WHAT YOU SHOULD DO |
Retype each line exactly. Skip images.

**********

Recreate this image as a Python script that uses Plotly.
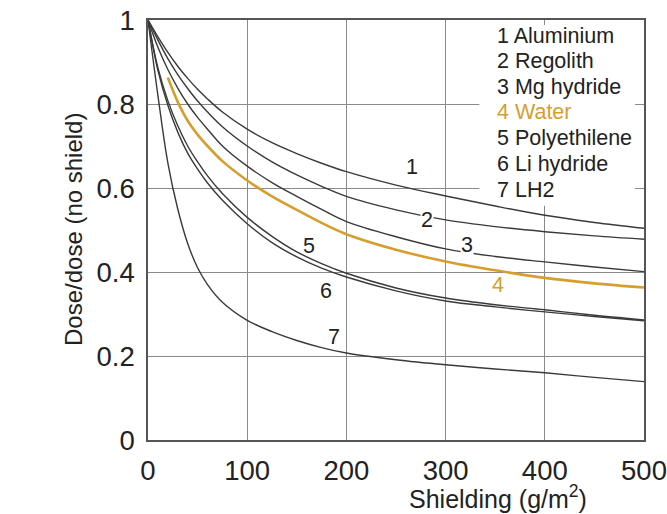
import plotly.graph_objects as go

# ---- data ----
shielding = [0, 10, 20, 30, 40, 50, 60, 75, 100, 125, 150, 175, 200, 250, 300, 350, 400, 450, 500]

aluminium    = [1.0, 0.96, 0.923, 0.89, 0.861, 0.835, 0.812, 0.781, 0.740, 0.708, 0.682, 0.659, 0.639, 0.607, 0.581, 0.557, 0.535, 0.518, 0.504]
regolith     = [1.0, 0.952, 0.908, 0.87, 0.837, 0.807, 0.781, 0.746, 0.700, 0.662, 0.631, 0.604, 0.580, 0.548, 0.524, 0.508, 0.496, 0.486, 0.478]
mg_hydride   = [1.0, 0.935, 0.882, 0.838, 0.80, 0.768, 0.740, 0.700, 0.652, 0.613, 0.580, 0.549, 0.520, 0.484, 0.455, 0.437, 0.424, 0.412, 0.401]
water_x      = [20, 30, 40, 50, 60, 75, 100, 125, 150, 175, 200, 250, 300, 350, 400, 450, 500]
water        = [0.863, 0.805, 0.76, 0.727, 0.70, 0.664, 0.618, 0.58, 0.548, 0.517, 0.49, 0.453, 0.425, 0.404, 0.386, 0.373, 0.363]
polyethylene = [1.0, 0.886, 0.808, 0.748, 0.70, 0.662, 0.629, 0.587, 0.530, 0.485, 0.448, 0.420, 0.397, 0.362, 0.338, 0.322, 0.310, 0.297, 0.286]
li_hydride   = [1.0, 0.88, 0.797, 0.733, 0.683, 0.645, 0.612, 0.571, 0.515, 0.470, 0.436, 0.409, 0.388, 0.355, 0.331, 0.317, 0.305, 0.294, 0.284]
lh2          = [1.0, 0.82, 0.66, 0.55, 0.468, 0.41, 0.37, 0.328, 0.285, 0.258, 0.237, 0.220, 0.207, 0.191, 0.179, 0.169, 0.160, 0.149, 0.139]

legend_labels = ["1 Aluminium", "2 Regolith", "3 Mg hydride", "4 Water",
                 "5 Polyethilene", "6 Li hydride", "7 LH2"]
x_ticks = [0, 100, 200, 300, 400, 500]
y_ticks = [0, 0.2, 0.4, 0.6, 0.8, 1]
y_tick_text = ["0", "0.2", "0.4", "0.6", "0.8", "1"]

DARK = "#3a3a3a"
ORANGE = "#D69E2E"
TEXT = "#222222"
FONT = "Liberation Sans, Arial, sans-serif"

fig = go.Figure()

black_series = [aluminium, regolith, mg_hydride, polyethylene, li_hydride, lh2]
for ys in black_series:
    fig.add_trace(go.Scatter(x=shielding, y=ys, mode="lines",
                             line=dict(color=DARK, width=1.4, shape="spline", smoothing=1.0),
                             hoverinfo="skip", showlegend=False))
fig.add_trace(go.Scatter(x=water_x, y=water, mode="lines",
                         line=dict(color=ORANGE, width=2.6, shape="spline", smoothing=1.0),
                         hoverinfo="skip", showlegend=False))

# white box behind the text legend (hides grid lines)
fig.add_shape(type="rect", xref="x", yref="y", x0=334, x1=491, y0=0.558, y1=0.988,
              fillcolor="white", line=dict(width=0), layer="between")

# legend text
leg_y = [0.962, 0.902, 0.840, 0.781, 0.719, 0.657, 0.595]
for lab, yy in zip(legend_labels, leg_y):
    col = ORANGE if lab.startswith("4") else TEXT
    fig.add_annotation(x=349.5, y=yy, xref="x", yref="y", text=lab, showarrow=False,
                       xanchor="left", yanchor="middle",
                       font=dict(family=FONT, size=21.5, color=col))

# curve number labels
curve_labels = [("1", 266, 0.65, False, TEXT),
                ("2", 281, 0.524, True, TEXT),
                ("3", 322, 0.464, True, TEXT),
                ("4", 353, 0.369, False, ORANGE),
                ("5", 162, 0.462, False, TEXT),
                ("6", 179, 0.355, False, TEXT),
                ("7", 187.5, 0.245, False, TEXT)]
for t, xx, yy, bg, col in curve_labels:
    fig.add_annotation(x=xx, y=yy, xref="x", yref="y", text=t, showarrow=False,
                       xanchor="center", yanchor="middle",
                       bgcolor="white" if bg else "rgba(0,0,0,0)",
                       borderpad=0,
                       font=dict(family=FONT, size=21.5, color=col))

# axis titles
fig.add_annotation(x=(498 - 148) / 496, y=-(497 - 440) / 420, xref="paper", yref="paper",
                   text="Shielding (g/m<sup>2</sup>)", showarrow=False,
                   xanchor="center", yanchor="middle",
                   font=dict(family=FONT, size=25, color=TEXT))
fig.add_annotation(x=-(148 - 73) / 496, y=0.5, xref="paper", yref="paper",
                   text="Dose/dose (no shield)", showarrow=False, textangle=-90,
                   xanchor="center", yanchor="middle",
                   font=dict(family=FONT, size=24, color=TEXT))

fig.update_xaxes(range=[0, 500], tickvals=x_ticks, ticktext=[str(v) for v in x_ticks],
                 showgrid=True, gridcolor="#8a8a8a", gridwidth=1.3,
                 showline=True, linecolor="#555555", linewidth=1.6, mirror=True,
                 zeroline=False, ticks="", ticklabelstandoff=5, automargin=False,
                 ticklabeloverflow="allow",
                 tickfont=dict(family=FONT, size=27.5, color=TEXT))
fig.update_yaxes(range=[0, 1], tickvals=y_ticks, ticktext=y_tick_text,
                 showgrid=True, gridcolor="#8a8a8a", gridwidth=1.3,
                 showline=True, linecolor="#555555", linewidth=1.6, mirror=True,
                 zeroline=False, ticks="", ticklabelstandoff=6, automargin=False,
                 ticklabeloverflow="allow",
                 tickfont=dict(family=FONT, size=27.5, color=TEXT))

fig.update_layout(width=667, height=514,
                  margin=dict(l=148, r=23, t=20, b=74, autoexpand=False),
                  paper_bgcolor="white", plot_bgcolor="white",
                  showlegend=False)

# remove the default page margin / scrollbars so the figure fills the window
page_fix = ("document.body.style.margin='0';"
            "document.body.style.overflow='hidden';"
            "document.documentElement.style.overflow='hidden';")

fig.write_html("out.html", post_script=page_fix, config={"displayModeBar": False})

**********

TASK SOLUTION |
Recreate this image as a Python script that uses Plotly.
import plotly.graph_objects as go

# ---- data ----
shielding = [0, 10, 20, 30, 40, 50, 60, 75, 100, 125, 150, 175, 200, 250, 300, 350, 400, 450, 500]

aluminium    = [1.0, 0.96, 0.923, 0.89, 0.861, 0.835, 0.812, 0.781, 0.740, 0.708, 0.682, 0.659, 0.639, 0.607, 0.581, 0.557, 0.535, 0.518, 0.504]
regolith     = [1.0, 0.952, 0.908, 0.87, 0.837, 0.807, 0.781, 0.746, 0.700, 0.662, 0.631, 0.604, 0.580, 0.548, 0.524, 0.508, 0.496, 0.486, 0.478]
mg_hydride   = [1.0, 0.935, 0.882, 0.838, 0.80, 0.768, 0.740, 0.700, 0.652, 0.613, 0.580, 0.549, 0.520, 0.484, 0.455, 0.437, 0.424, 0.412, 0.401]
water_x      = [20, 30, 40, 50, 60, 75, 100, 125, 150, 175, 200, 250, 300, 350, 400, 450, 500]
water        = [0.863, 0.805, 0.76, 0.727, 0.70, 0.664, 0.618, 0.58, 0.548, 0.517, 0.49, 0.453, 0.425, 0.404, 0.386, 0.373, 0.363]
polyethylene = [1.0, 0.886, 0.808, 0.748, 0.70, 0.662, 0.629, 0.587, 0.530, 0.485, 0.448, 0.420, 0.397, 0.362, 0.338, 0.322, 0.310, 0.297, 0.286]
li_hydride   = [1.0, 0.88, 0.797, 0.733, 0.683, 0.645, 0.612, 0.571, 0.515, 0.470, 0.436, 0.409, 0.388, 0.355, 0.331, 0.317, 0.305, 0.294, 0.284]
lh2          = [1.0, 0.82, 0.66, 0.55, 0.468, 0.41, 0.37, 0.328, 0.285, 0.258, 0.237, 0.220, 0.207, 0.191, 0.179, 0.169, 0.160, 0.149, 0.139]

legend_labels = ["1 Aluminium", "2 Regolith", "3 Mg hydride", "4 Water",
                 "5 Polyethilene", "6 Li hydride", "7 LH2"]
x_ticks = [0, 100, 200, 300, 400, 500]
y_ticks = [0, 0.2, 0.4, 0.6, 0.8, 1]
y_tick_text = ["0", "0.2", "0.4", "0.6", "0.8", "1"]

DARK = "#3a3a3a"
ORANGE = "#D69E2E"
TEXT = "#222222"
FONT = "Liberation Sans, Arial, sans-serif"

fig = go.Figure()

black_series = [aluminium, regolith, mg_hydride, polyethylene, li_hydride, lh2]
for ys in black_series:
    fig.add_trace(go.Scatter(x=shielding, y=ys, mode="lines",
                             line=dict(color=DARK, width=1.4, shape="spline", smoothing=1.0),
                             hoverinfo="skip", showlegend=False))
fig.add_trace(go.Scatter(x=water_x, y=water, mode="lines",
                         line=dict(color=ORANGE, width=2.6, shape="spline", smoothing=1.0),
                         hoverinfo="skip", showlegend=False))

# white box behind the text legend (hides grid lines)
fig.add_shape(type="rect", xref="x", yref="y", x0=334, x1=491, y0=0.558, y1=0.988,
              fillcolor="white", line=dict(width=0), layer="between")

# legend text
leg_y = [0.962, 0.902, 0.840, 0.781, 0.719, 0.657, 0.595]
for lab, yy in zip(legend_labels, leg_y):
    col = ORANGE if lab.startswith("4") else TEXT
    fig.add_annotation(x=349.5, y=yy, xref="x", yref="y", text=lab, showarrow=False,
                       xanchor="left", yanchor="middle",
                       font=dict(family=FONT, size=21.5, color=col))

# curve number labels
curve_labels = [("1", 266, 0.65, False, TEXT),
                ("2", 281, 0.524, True, TEXT),
                ("3", 322, 0.464, True, TEXT),
                ("4", 353, 0.369, False, ORANGE),
                ("5", 162, 0.462, False, TEXT),
                ("6", 179, 0.355, False, TEXT),
                ("7", 187.5, 0.245, False, TEXT)]
for t, xx, yy, bg, col in curve_labels:
    fig.add_annotation(x=xx, y=yy, xref="x", yref="y", text=t, showarrow=False,
                       xanchor="center", yanchor="middle",
                       bgcolor="white" if bg else "rgba(0,0,0,0)",
                       borderpad=0,
                       font=dict(family=FONT, size=21.5, color=col))

# axis titles
fig.add_annotation(x=(498 - 148) / 496, y=-(497 - 440) / 420, xref="paper", yref="paper",
                   text="Shielding (g/m<sup>2</sup>)", showarrow=False,
                   xanchor="center", yanchor="middle",
                   font=dict(family=FONT, size=25, color=TEXT))
fig.add_annotation(x=-(148 - 73) / 496, y=0.5, xref="paper", yref="paper",
                   text="Dose/dose (no shield)", showarrow=False, textangle=-90,
                   xanchor="center", yanchor="middle",
                   font=dict(family=FONT, size=24, color=TEXT))

fig.update_xaxes(range=[0, 500], tickvals=x_ticks, ticktext=[str(v) for v in x_ticks],
                 showgrid=True, gridcolor="#8a8a8a", gridwidth=1.3,
                 showline=True, linecolor="#555555", linewidth=1.6, mirror=True,
                 zeroline=False, ticks="", ticklabelstandoff=5, automargin=False,
                 ticklabeloverflow="allow",
                 tickfont=dict(family=FONT, size=27.5, color=TEXT))
fig.update_yaxes(range=[0, 1], tickvals=y_ticks, ticktext=y_tick_text,
                 showgrid=True, gridcolor="#8a8a8a", gridwidth=1.3,
                 showline=True, linecolor="#555555", linewidth=1.6, mirror=True,
                 zeroline=False, ticks="", ticklabelstandoff=6, automargin=False,
                 ticklabeloverflow="allow",
                 tickfont=dict(family=FONT, size=27.5, color=TEXT))

fig.update_layout(width=667, height=514,
                  margin=dict(l=148, r=23, t=20, b=74, autoexpand=False),
                  paper_bgcolor="white", plot_bgcolor="white",
                  showlegend=False)

# remove the default page margin / scrollbars so the figure fills the window
page_fix = ("document.body.style.margin='0';"
            "document.body.style.overflow='hidden';"
            "document.documentElement.style.overflow='hidden';")

fig.write_html("out.html", post_script=page_fix, config={"displayModeBar": False})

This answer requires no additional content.